【日本Sを読み解く】大人と子どもの戦い。勝負を決めた先発の質と初戦への姿勢
日本シリーズ第1戦は、福岡ソフトバンクホークスが横浜DeNAベイスターズに10-1で快勝した。パ・リーグ王者の力を見せつけた初戦。勝敗を分けたポイントはどこにあるのか。
2017/10/29
流れ読み切ったソフトバンクのしたたかさ
5回裏、ソフトバンクは力を見せつけた。先頭の今宮が四球で出塁。相手守備が無警戒とみると3球目に盗塁を仕掛ける。これに慌てたDeNA守備陣は捕手・嶺井博希の送球を止めることができず、三塁まで進塁を許す。
そして、デスパイネの中前適時打で1点。1死後、中村晃の四球と松田の中前安打で満塁とすると、DeNAは井納を諦めて左腕・田中健二朗にスイッチした。
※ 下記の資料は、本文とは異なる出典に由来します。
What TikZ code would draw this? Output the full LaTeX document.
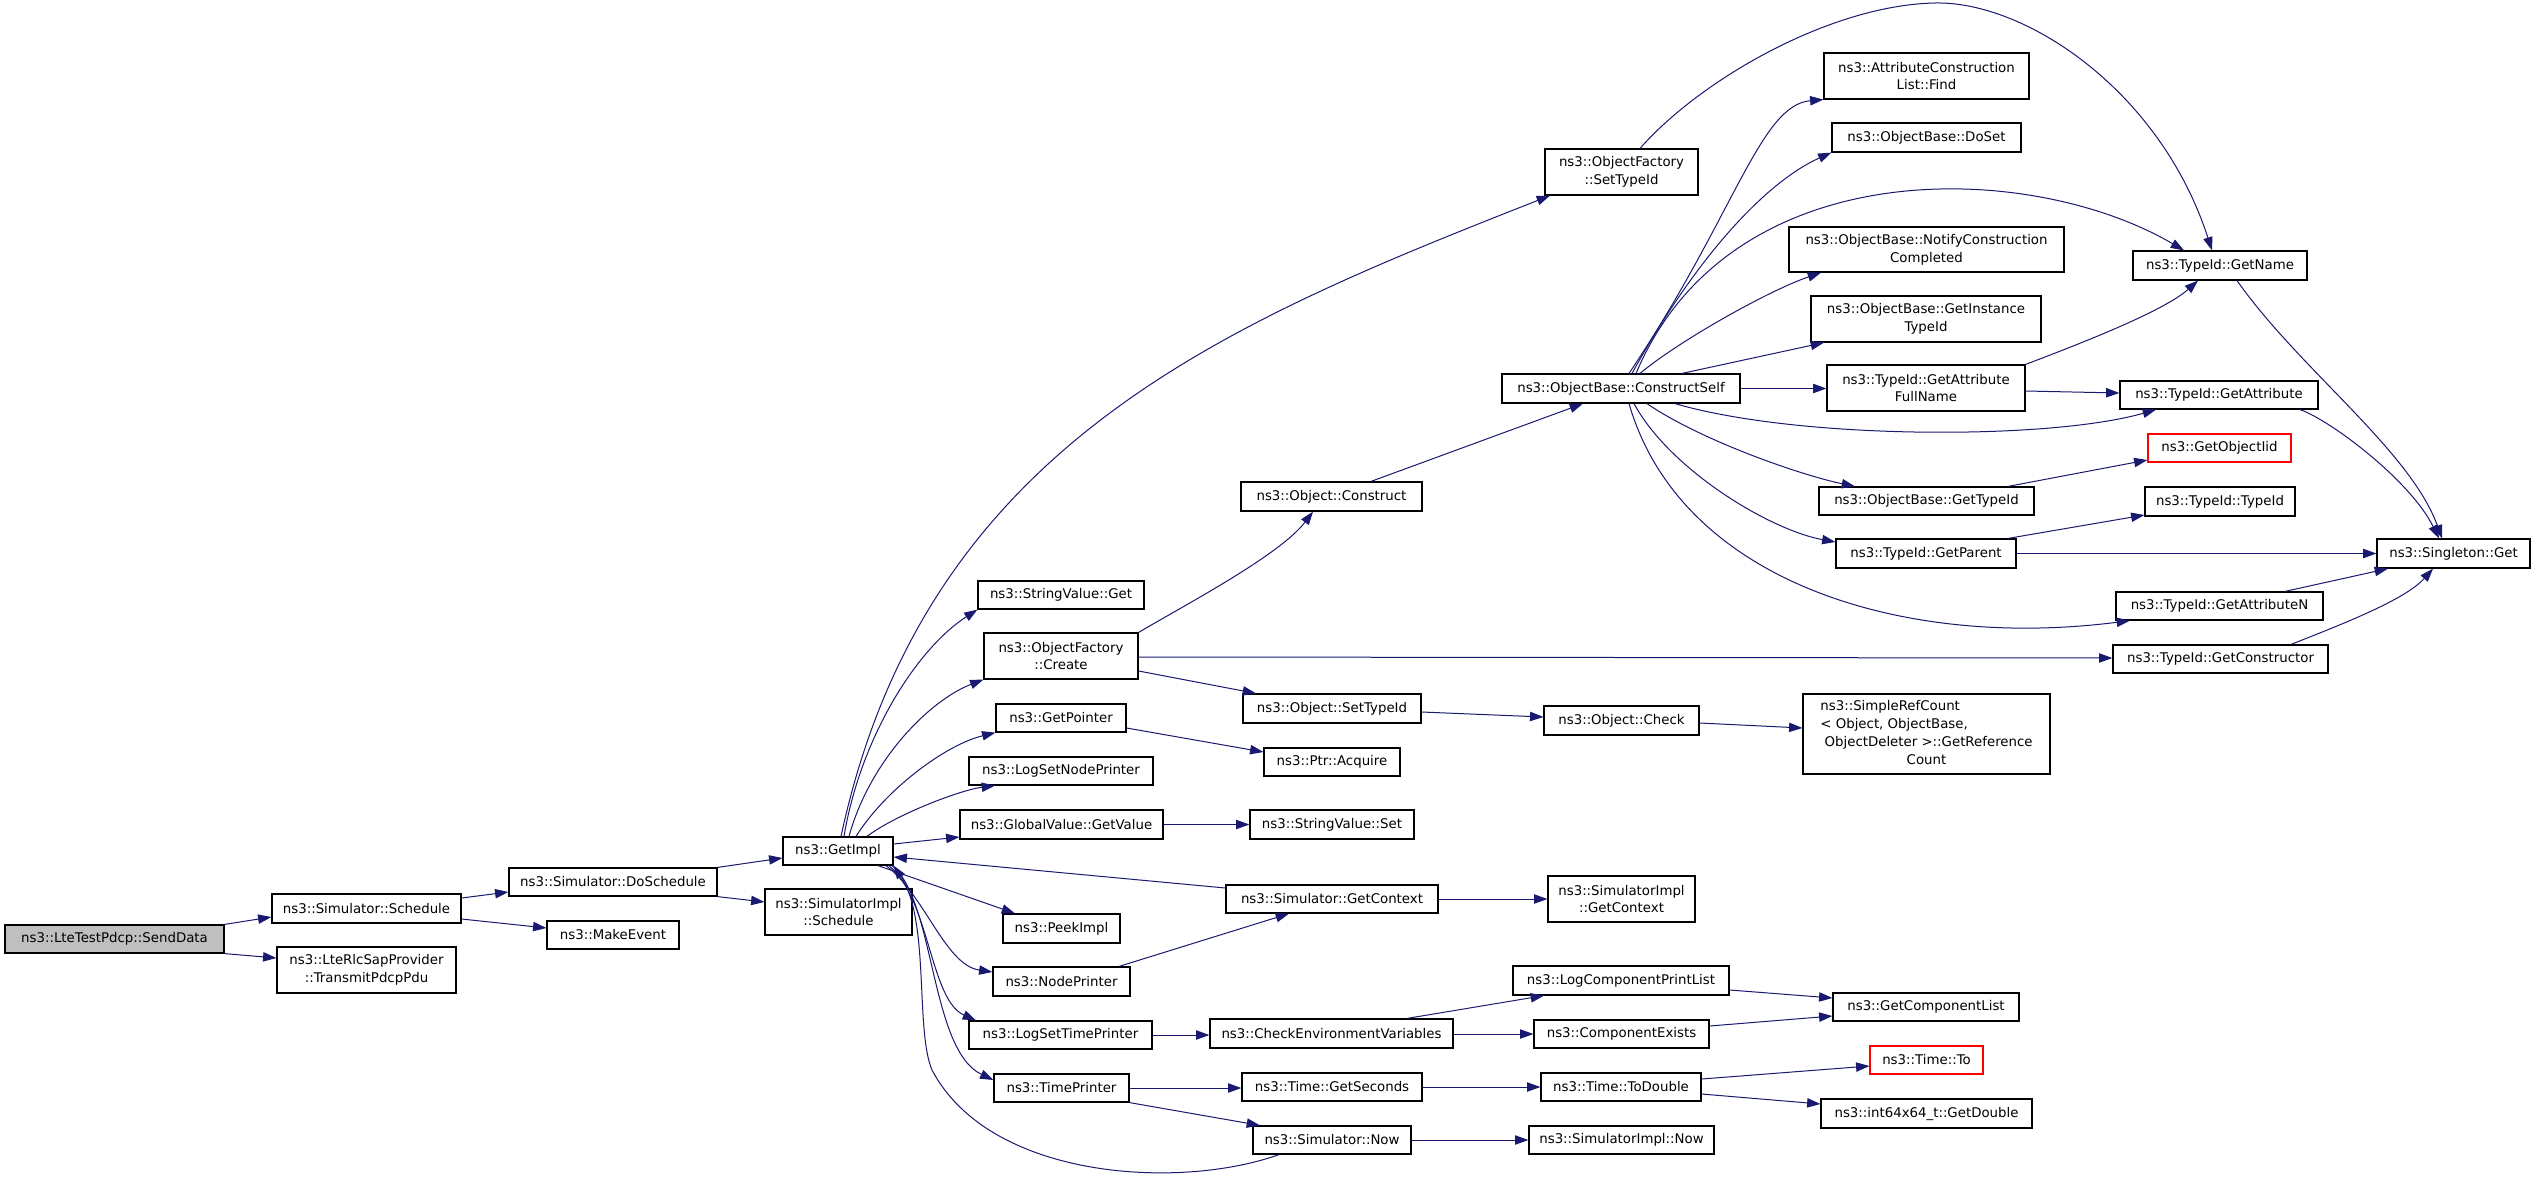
\documentclass[tikz,border=0pt]{standalone}
\usepackage{fontspec}
\setmainfont{DejaVu Sans}
\usetikzlibrary{arrows.meta,calc}
\definecolor{edgeblue}{HTML}{191970}
\definecolor{sendgray}{HTML}{BFBFBF}
\tikzset{
 box/.style={draw=black,line width=0.9pt,inner sep=0pt,align=center,font=\fontsize{10}{13.3}\selectfont,fill=white},
 sz/.style n args={2}{minimum width=#1*0.75pt,minimum height=#2*0.75pt},
 redbox/.style={box,draw=red},
 edge/.style={draw=edgeblue,line width=0.75pt,-{Triangle[length=10pt,width=7pt]}}
}
\begin{document}
\begin{tikzpicture}[x=0.75pt,y=-0.75pt]
\useasboundingbox[fill=white] (0,0) rectangle (2536,1178);

\node[box,sz={219}{28},fill=sendgray] (send) at (114.5,939) {ns3::LteTestPdcp::SendData};
\node[box,sz={189}{29}] (sched) at (366.5,908.5) {ns3::Simulator::Schedule};
\node[box,sz={179}{46}] (trans) at (366.5,970) {ns3::LteRlcSapProvider\\::TransmitPdcpPdu};
\node[box,sz={208}{28}] (dosch) at (613,882) {ns3::Simulator::DoSchedule};
\node[box,sz={132}{28}] (mkev) at (613,935) {ns3::MakeEvent};
\node[box,sz={110}{28}] (getimpl) at (838,851) {ns3::GetImpl};
\node[box,sz={147}{46}] (simsch) at (838.5,912) {ns3::SimulatorImpl\\::Schedule};
\node[box,sz={153}{46}] (ofsti) at (1621.5,172) {ns3::ObjectFactory\\::SetTypeId};
\node[box,sz={166}{28}] (svget) at (1061,595) {ns3::StringValue::Get};
\node[box,sz={154}{46}] (ofcreate) at (1061,656) {ns3::ObjectFactory\\::Create};
\node[box,sz={130}{28}] (getptr) at (1061,718) {ns3::GetPointer};
\node[box,sz={184}{28}] (lsnp) at (1061,771) {ns3::LogSetNodePrinter};
\node[box,sz={203}{29}] (gvgv) at (1061.5,824.5) {ns3::GlobalValue::GetValue};
\node[box,sz={117}{29}] (peek) at (1061.5,928.5) {ns3::PeekImpl};
\node[box,sz={137}{29}] (nodepr) at (1061.5,981.5) {ns3::NodePrinter};
\node[box,sz={183}{28}] (lstp) at (1060.5,1035) {ns3::LogSetTimePrinter};
\node[box,sz={135}{28}] (timepr) at (1061.5,1088) {ns3::TimePrinter};
\node[box,sz={181}{29}] (oconstruct) at (1331.5,496.5) {ns3::Object::Construct};
\node[box,sz={178}{29}] (osti) at (1332,708.5) {ns3::Object::SetTypeId};
\node[box,sz={136}{28}] (acquire) at (1332,762) {ns3::Ptr::Acquire};
\node[box,sz={164}{29}] (svset) at (1332,824.5) {ns3::StringValue::Set};
\node[box,sz={212}{28}] (sgctx) at (1332,899) {ns3::Simulator::GetContext};
\node[box,sz={243}{29}] (cev) at (1331.5,1033.5) {ns3::CheckEnvironmentVariables};
\node[box,sz={180}{28}] (gsec) at (1332,1087) {ns3::Time::GetSeconds};
\node[box,sz={158}{28}] (snow) at (1332,1140) {ns3::Simulator::Now};
\node[box,sz={238}{29}] (cself) at (1621,388.5) {ns3::ObjectBase::ConstructSelf};
\node[box,sz={155}{29}] (ocheck) at (1621.5,720.5) {ns3::Object::Check};
\node[box,sz={147}{46}] (sictx) at (1621.5,899) {ns3::SimulatorImpl\\::GetContext};
\node[box,sz={216}{29}] (lcpl) at (1621,980.5) {ns3::LogComponentPrintList};
\node[box,sz={175}{28}] (cexists) at (1621.5,1034) {ns3::ComponentExists};
\node[box,sz={160}{28}] (todouble) at (1621,1087) {ns3::Time::ToDouble};
\node[box,sz={185}{28}] (sinow) at (1621.5,1140) {ns3::SimulatorImpl::Now};
\node[box,sz={205}{46}] (acfind) at (1926.5,76) {ns3::AttributeConstruction\\List::Find};
\node[box,sz={189}{29}] (doset) at (1926.5,137.5) {ns3::ObjectBase::DoSet};
\node[box,sz={275}{45}] (notify) at (1926.5,249.5) {ns3::ObjectBase::NotifyConstruction\\Completed};
\node[box,sz={230}{46}] (gitid) at (1926,319) {ns3::ObjectBase::GetInstance\\TypeId};
\node[box,sz={198}{46}] (gafn) at (1926,388) {ns3::TypeId::GetAttribute\\FullName};
\node[box,sz={215}{28}] (obgtid) at (1926.5,501) {ns3::ObjectBase::GetTypeId};
\node[box,sz={180}{29}] (getparent) at (1926,553.5) {ns3::TypeId::GetParent};
\node[box,sz={247}{80}] (src) at (1926.5,734) {\begin{tabular}{@{}l@{}}ns3::SimpleRefCount\\< Object, ObjectBase,\\\ ObjectDeleter >::GetReference\\\multicolumn{1}{@{}c@{}}{Count}\end{tabular}};
\node[box,sz={186}{28}] (gcl) at (1926,1007) {ns3::GetComponentList};
\node[redbox,sz={113}{28}] (timeto) at (1926.5,1060) {ns3::Time::To};
\node[box,sz={211}{29}] (gdouble) at (1926.5,1113.5) {ns3::int64x64\_t::GetDouble};
\node[box,sz={174}{29}] (getname) at (2220,265.5) {ns3::TypeId::GetName};
\node[box,sz={198}{28}] (getattr) at (2219,395) {ns3::TypeId::GetAttribute};
\node[redbox,sz={143}{28}] (goiid) at (2219.5,448) {ns3::GetObjectIid};
\node[box,sz={150}{29}] (tidtid) at (2220,501.5) {ns3::TypeId::TypeId};
\node[box,sz={207}{28}] (gan) at (2219.5,606) {ns3::TypeId::GetAttributeN};
\node[box,sz={215}{28}] (gctor) at (2220.5,659) {ns3::TypeId::GetConstructor};
\node[box,sz={153}{29}] (singleton) at (2453.5,553.5) {ns3::Singleton::Get};

\draw[edge] (send.north east) -- (sched.west |- 0,917);
\draw[edge] (send.south east) -- (trans.west |- 0,958);
\draw[edge] (sched.east |- 0,898) -- (dosch.west |- 0,892);
\draw[edge] (sched.east |- 0,919) -- (mkev.west |- 0,928);
\draw[edge] (dosch.north east) -- (getimpl.west |- 0,858);
\draw[edge] (dosch.south east) -- (simsch.west |- 0,902);
\draw[edge] (getimpl.north -| 841,0) .. controls (925,445) and (1224,324) .. (ofsti.south -| 1550,0);
\draw[edge] (getimpl.north -| 844,0) .. controls (860,740) and (915,650) .. (svget.south west);
\draw[edge] (getimpl.north -| 849,0) .. controls (870,760) and (930,700) .. (ofcreate.south west);
\draw[edge] (getimpl.north -| 856,0) .. controls (885,790) and (945,745) .. (getptr.south west);
\draw[edge] (getimpl.north -| 867,0) .. controls (895,815) and (960,790) .. (lsnp.south -| 995,0);
\draw[edge] (getimpl.east |- 0,844) -- (gvgv.west |- 0,837);
\draw[edge] (sgctx.west |- 0,888) -- (getimpl.east |- 0,857);
\draw[edge] (getimpl.south -| 878,0) -- (peek.north -| 1015,0);
\draw[edge] (getimpl.south -| 886,0) .. controls (925,895) and (945,965) .. (nodepr.west |- 0,972);
\draw[edge] (getimpl.south -| 889,0) .. controls (930,900) and (930,1000) .. (lstp.north -| 976,0);
\draw[edge] (getimpl.south -| 892,0) .. controls (935,900) and (930,1050) .. (timepr.west |- 0,1080);
\draw[edge] (snow.south -| 1279,0) .. controls (1180,1190) and (990,1180) .. (932,1070) .. controls (915,1030) and (930,920) .. (getimpl.south east);
\draw[edge] (ofcreate.north east) .. controls (1185,605) and (1280,555) .. (oconstruct.south -| 1313,0);
\draw[edge] (ofcreate.east |- 0,657) -- (gctor.west |- 0,658);
\draw[edge] (ofcreate.east |- 0,671) -- (osti.north -| 1256,0);
\draw[edge] (getptr.east |- 0,728) -- (acquire.west |- 0,752);
\draw[edge] (gvgv.east) -- (svset.west);
\draw[edge] (osti.east |- 0,712) -- (ocheck.west |- 0,717);
\draw[edge] (ocheck.east |- 0,723) -- (src.west |- 0,728);
\draw[edge] (sgctx.east) -- (sictx.west);
\draw[edge] (nodepr.north -| 1119,0) -- (sgctx.south -| 1289,0);
\draw[edge] (lstp.east) -- (cev.west |- lstp.east);
\draw[edge] (cev.north -| 1407,0) -- (lcpl.south -| 1544,0);
\draw[edge] (cev.east |- 0,1034) -- (cexists.west |- 0,1034);
\draw[edge] (lcpl.east |- 0,990) -- (gcl.west |- 0,998);
\draw[edge] (cexists.east |- 0,1026) -- (gcl.west |- 0,1016);
\draw[edge] (timepr.east |- 0,1088) -- (gsec.west |- 0,1088);
\draw[edge] (timepr.south east) -- (snow.north -| 1260,0);
\draw[edge] (gsec.east |- 0,1087) -- (todouble.west |- 0,1087);
\draw[edge] (snow.east) -- (sinow.west);
\draw[edge] (todouble.east |- 0,1079) -- (timeto.west |- 0,1066);
\draw[edge] (todouble.east |- 0,1094) -- (gdouble.west |- 0,1104);
\draw[edge] (oconstruct.north -| 1371,0) -- (cself.south -| 1583,0);
\draw[edge] (cself.north -| 1629,0) .. controls (1735,215) and (1760,105) .. (acfind.south west);
\draw[edge] (cself.north -| 1632,0) .. controls (1700,250) and (1770,180) .. (doset.south west);
\draw[edge] (cself.north -| 1640,0) .. controls (1680,340) and (1770,290) .. (notify.south -| 1821,0);
\draw[edge] (cself.north -| 1682,0) -- (gitid.south -| 1824,0);
\draw[edge] (cself.east) -- (gafn.west |- cself.east);
\draw[edge] (cself.north -| 1636,0) .. controls (1730,150) and (2030,160) .. (getname.north -| 2184,0);
\draw[edge] (cself.south -| 1675,0) .. controls (1800,440) and (2050,440) .. (getattr.south -| 2156,0);
\draw[edge] (gafn.north east) .. controls (2090,340) and (2165,310) .. (getname.south -| 2198,0);
\draw[edge] (gafn.east |- 0,391) -- (getattr.west |- 0,393);
\draw[edge] (ofsti.north -| 1640,0) .. controls (1700,80) and (1830,5) .. (1935,3) .. controls (2025,1) and (2160,90) .. (getname.north -| 2212,0);
\draw[edge] (getname.south -| 2237,0) .. controls (2300,370) and (2410,450) .. (singleton.north -| 2442,0);
\draw[edge] (getattr.south -| 2300,0) .. controls (2330,420) and (2410,480) .. (singleton.north -| 2439,0);
\draw[edge] (cself.south -| 1647,0) .. controls (1700,440) and (1800,475) .. (obgtid.north -| 1855,0);
\draw[edge] (cself.south -| 1634,0) .. controls (1670,470) and (1770,530) .. (getparent.west |- 0,542);
\draw[edge] (cself.south -| 1629,0) .. controls (1680,580) and (1900,650) .. (gan.south -| 2130,0);
\draw[edge] (obgtid.north -| 2008,0) -- (goiid.west |- 0,460);
\draw[edge] (getparent.north -| 2008,0) -- (tidtid.west |- 0,515);
\draw[edge] (getparent.east) -- (singleton.west);
\draw[edge] (gan.north -| 2285,0) -- (singleton.south -| 2388,0);
\draw[edge] (gctor.north -| 2291,0) .. controls (2340,625) and (2405,600) .. (singleton.south -| 2433,0);
\end{tikzpicture}
\end{document}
これに工藤公康監督も反応。2点本塁打の長谷川を下げて右打者の川島慶三を送り込んだ。川島が押し出し四球で1点。9番・甲斐拓也も押し出しを選ぶと、柳田、今宮の連続適時打で一気に7点を挙げて試合を決めた。
ソフトバンク打線が爆発したのは間違いないが、そこに至る試合の流れを読み切るしたたかさ。その戦い方はDeNAと大きな差があった。
初戦は極めて重要だ。ラミレス監督も「すべての試合が重要だが、初戦の持つ意味は違うと選手に話した」と試合前に語っていた。
しかし、初戦を重視していたのはソフトバンクの方だった。
工藤監督は初戦の重要性に加え、3位から勝ち上がってきたDeNAの勢いを止める必要性を感じていた。本来なら最多勝の東浜巨を初戦先発に立てもよかったが、千賀を選んだ。
「東浜君が悪いということではなくてね、強いボールにDeNAの打線が打ちあぐねるんじゃないかと思った。強いボールを投げる千賀君に決めました」
DeNAはクライマックスシリーズ・ファーストステージ、ファイナルステージとも初戦を落とした。それでも勝ち抜くことができたから、初戦の力の入れ方が微妙に薄かったのかもしれない。
とはいえ、相手はソフトバンクだ。初戦では両者の戦い方に大きな差が見えた中で、DeNAはどう打開するのか。2戦目も極めて重要な戦いになる。